June 2005

Alaska puts toxic release inventory into perspective

The federal Environmental Protection Agency (EPA) issued their annual “Toxics Release Inventory,” or list of the estimated weight of toxic chemicals that have been “released” in the nation’s air, land and water. The report compares the total weight in each state, then ranks the states from highest to lowest. This year’s report will again list Alaska as having the greatest weight of toxic “releases” in the nation.

“Alaskans need to understand what this really means in terms of what’s actually been discharged into the air, land and water,” said Environmental Conservation Commissioner Kurt Fredriksson.

Chemical wholesalers, electric utilities, federal facilities with ten or more employees are all required to submit reports on the amount of more than 650 chemicals their facilities released into the environment (either routinely or accidentally), or otherwise managed as waste. In Alaska the mining industry produces these materials as a natural part of waste rock.

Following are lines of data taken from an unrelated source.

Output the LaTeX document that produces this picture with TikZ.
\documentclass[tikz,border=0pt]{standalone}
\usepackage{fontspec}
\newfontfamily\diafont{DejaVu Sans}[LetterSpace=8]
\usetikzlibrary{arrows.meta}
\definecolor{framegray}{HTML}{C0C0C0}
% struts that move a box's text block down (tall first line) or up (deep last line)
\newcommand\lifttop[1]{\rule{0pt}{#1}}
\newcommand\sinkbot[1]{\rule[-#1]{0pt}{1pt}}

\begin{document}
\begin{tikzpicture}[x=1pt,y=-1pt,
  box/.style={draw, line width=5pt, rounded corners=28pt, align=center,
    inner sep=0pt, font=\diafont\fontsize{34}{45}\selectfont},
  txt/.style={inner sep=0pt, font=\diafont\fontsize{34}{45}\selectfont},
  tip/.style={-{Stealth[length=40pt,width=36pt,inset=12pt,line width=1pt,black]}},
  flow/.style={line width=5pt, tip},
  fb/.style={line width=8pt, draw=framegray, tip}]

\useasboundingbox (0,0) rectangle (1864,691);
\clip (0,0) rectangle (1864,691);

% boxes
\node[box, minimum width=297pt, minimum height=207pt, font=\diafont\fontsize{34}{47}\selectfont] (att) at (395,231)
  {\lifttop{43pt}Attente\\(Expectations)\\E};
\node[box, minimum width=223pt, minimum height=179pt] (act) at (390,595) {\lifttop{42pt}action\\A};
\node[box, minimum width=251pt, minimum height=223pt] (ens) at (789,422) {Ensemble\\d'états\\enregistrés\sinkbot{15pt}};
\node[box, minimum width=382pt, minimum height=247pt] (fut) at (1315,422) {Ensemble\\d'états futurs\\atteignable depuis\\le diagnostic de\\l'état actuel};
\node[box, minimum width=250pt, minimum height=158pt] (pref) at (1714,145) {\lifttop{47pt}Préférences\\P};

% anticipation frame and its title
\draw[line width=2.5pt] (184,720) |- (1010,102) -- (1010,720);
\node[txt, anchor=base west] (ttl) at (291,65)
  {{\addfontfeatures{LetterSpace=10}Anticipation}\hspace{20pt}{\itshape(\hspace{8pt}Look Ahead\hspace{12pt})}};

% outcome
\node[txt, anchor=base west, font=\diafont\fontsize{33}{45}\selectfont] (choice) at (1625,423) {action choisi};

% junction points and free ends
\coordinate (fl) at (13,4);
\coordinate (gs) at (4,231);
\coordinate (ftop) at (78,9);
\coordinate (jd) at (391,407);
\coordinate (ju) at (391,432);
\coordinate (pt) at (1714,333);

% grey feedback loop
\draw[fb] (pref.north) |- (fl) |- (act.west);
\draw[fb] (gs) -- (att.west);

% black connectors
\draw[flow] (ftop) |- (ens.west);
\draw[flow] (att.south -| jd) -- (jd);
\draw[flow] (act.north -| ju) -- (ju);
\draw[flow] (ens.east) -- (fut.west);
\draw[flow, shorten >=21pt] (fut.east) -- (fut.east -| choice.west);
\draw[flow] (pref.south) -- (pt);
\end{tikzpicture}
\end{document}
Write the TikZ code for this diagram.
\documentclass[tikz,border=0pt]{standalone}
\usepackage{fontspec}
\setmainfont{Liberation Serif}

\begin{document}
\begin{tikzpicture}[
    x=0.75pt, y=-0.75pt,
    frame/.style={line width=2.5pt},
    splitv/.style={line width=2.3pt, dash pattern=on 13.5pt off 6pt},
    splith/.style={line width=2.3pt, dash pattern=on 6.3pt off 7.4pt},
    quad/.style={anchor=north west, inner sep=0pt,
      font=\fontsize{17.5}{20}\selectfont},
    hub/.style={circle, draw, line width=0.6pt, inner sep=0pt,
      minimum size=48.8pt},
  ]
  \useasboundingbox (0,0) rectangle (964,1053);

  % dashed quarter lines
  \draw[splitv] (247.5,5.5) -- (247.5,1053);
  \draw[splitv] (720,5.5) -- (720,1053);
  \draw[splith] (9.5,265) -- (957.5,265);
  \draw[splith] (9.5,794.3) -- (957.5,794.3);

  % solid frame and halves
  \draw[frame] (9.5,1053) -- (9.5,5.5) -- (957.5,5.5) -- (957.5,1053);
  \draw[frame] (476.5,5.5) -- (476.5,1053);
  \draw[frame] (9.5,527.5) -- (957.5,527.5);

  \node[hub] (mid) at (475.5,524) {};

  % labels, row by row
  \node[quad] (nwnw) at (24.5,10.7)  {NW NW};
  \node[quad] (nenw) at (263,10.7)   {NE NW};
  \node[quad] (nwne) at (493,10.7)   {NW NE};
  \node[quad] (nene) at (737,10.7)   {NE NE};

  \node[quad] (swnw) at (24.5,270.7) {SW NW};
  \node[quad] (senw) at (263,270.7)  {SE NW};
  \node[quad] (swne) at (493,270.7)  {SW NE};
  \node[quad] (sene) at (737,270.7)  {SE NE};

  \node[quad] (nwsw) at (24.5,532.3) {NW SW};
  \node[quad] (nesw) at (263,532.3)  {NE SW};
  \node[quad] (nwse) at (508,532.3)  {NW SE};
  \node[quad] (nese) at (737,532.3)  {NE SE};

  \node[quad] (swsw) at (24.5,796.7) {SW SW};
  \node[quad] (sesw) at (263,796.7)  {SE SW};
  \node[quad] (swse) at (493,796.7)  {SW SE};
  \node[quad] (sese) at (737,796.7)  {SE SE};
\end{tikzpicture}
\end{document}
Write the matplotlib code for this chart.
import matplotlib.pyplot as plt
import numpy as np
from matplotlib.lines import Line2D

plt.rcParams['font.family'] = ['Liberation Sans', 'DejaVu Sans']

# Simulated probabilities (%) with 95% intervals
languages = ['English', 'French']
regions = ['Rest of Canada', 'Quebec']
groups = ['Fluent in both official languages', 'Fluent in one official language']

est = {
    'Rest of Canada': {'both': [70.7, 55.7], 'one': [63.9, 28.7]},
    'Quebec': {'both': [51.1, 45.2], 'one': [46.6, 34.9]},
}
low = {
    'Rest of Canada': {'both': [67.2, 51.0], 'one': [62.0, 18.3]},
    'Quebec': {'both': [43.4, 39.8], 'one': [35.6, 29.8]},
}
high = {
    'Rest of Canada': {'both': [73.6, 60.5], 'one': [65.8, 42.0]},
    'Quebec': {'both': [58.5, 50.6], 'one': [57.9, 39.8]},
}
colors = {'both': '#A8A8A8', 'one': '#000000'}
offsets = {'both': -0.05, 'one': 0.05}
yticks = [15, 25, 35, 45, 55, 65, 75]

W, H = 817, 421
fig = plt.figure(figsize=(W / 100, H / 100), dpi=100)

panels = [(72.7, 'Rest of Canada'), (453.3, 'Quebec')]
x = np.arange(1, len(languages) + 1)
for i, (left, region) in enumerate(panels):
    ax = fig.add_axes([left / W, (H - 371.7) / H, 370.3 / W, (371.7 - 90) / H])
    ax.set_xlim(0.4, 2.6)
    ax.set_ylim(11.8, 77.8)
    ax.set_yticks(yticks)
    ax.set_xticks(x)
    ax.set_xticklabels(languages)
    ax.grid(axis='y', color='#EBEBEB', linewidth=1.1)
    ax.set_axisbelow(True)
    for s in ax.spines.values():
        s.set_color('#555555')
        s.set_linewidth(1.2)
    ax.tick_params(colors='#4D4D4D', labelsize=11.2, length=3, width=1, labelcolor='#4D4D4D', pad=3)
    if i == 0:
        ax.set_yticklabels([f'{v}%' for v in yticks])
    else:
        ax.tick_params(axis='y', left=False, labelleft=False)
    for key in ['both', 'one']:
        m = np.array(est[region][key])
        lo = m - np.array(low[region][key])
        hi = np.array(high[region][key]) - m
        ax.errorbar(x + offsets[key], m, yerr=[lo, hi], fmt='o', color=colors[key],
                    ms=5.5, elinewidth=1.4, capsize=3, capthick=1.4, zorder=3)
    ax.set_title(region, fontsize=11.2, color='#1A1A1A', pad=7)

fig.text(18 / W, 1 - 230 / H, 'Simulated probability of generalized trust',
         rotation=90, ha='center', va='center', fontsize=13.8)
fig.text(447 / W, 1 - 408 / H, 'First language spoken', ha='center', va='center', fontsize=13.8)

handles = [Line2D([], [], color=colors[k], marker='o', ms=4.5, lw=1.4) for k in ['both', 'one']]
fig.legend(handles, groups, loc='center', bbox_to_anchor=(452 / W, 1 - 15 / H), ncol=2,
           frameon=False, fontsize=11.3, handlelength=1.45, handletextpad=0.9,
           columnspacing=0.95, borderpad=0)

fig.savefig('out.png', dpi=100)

“The total pounds of ‘releases’ do not at all reflect an accurate picture of Alaska’s environmental quality. The waste rock from Alaska mines is well engineered, contained and regulated by state and federal agencies,” Fredriksson added. “Alaska’s TRI releases are permitted discharges, regulated under state and federal laws. Alaska’s environment continues to be clean, healthy and productive.

”DEC prepared a guide to TRI for Alaskans, available online at www.dec.state.ak.us, which explains mining waste rock as being the reason Alaska’s numbers are larger than other states. It also explains why releases in remote bush locations are greater than Alaska’s more populated areas.

EPA’s Region 10 TRI Coordinator, Christina Colt, said that in determining risk, site specific information is necessary, including a material’s toxicity, persistence in the environment, and amount and duration of human or environmental exposure.

“TRI data alone cannot be used to quantify risk to public health and the environment,” Colt said. Alaska had the fewest facilities reporting releases. Alaska’s most populated and industrialized South central region had a much smaller volume of releases (3.1 million pounds) than did the least populated area of the state (487.37 million pounds).

More than 90% of the total pounds reported in 2003 were primarily waste rock containing minute levels of minerals like zinc and lead that are listed as TRI chemicals. Waste rock from the largest zinc mine in the world, Tech-Cominco’s Red Dog Mine near Kotzebue, was the largest reported “release” in Alaska.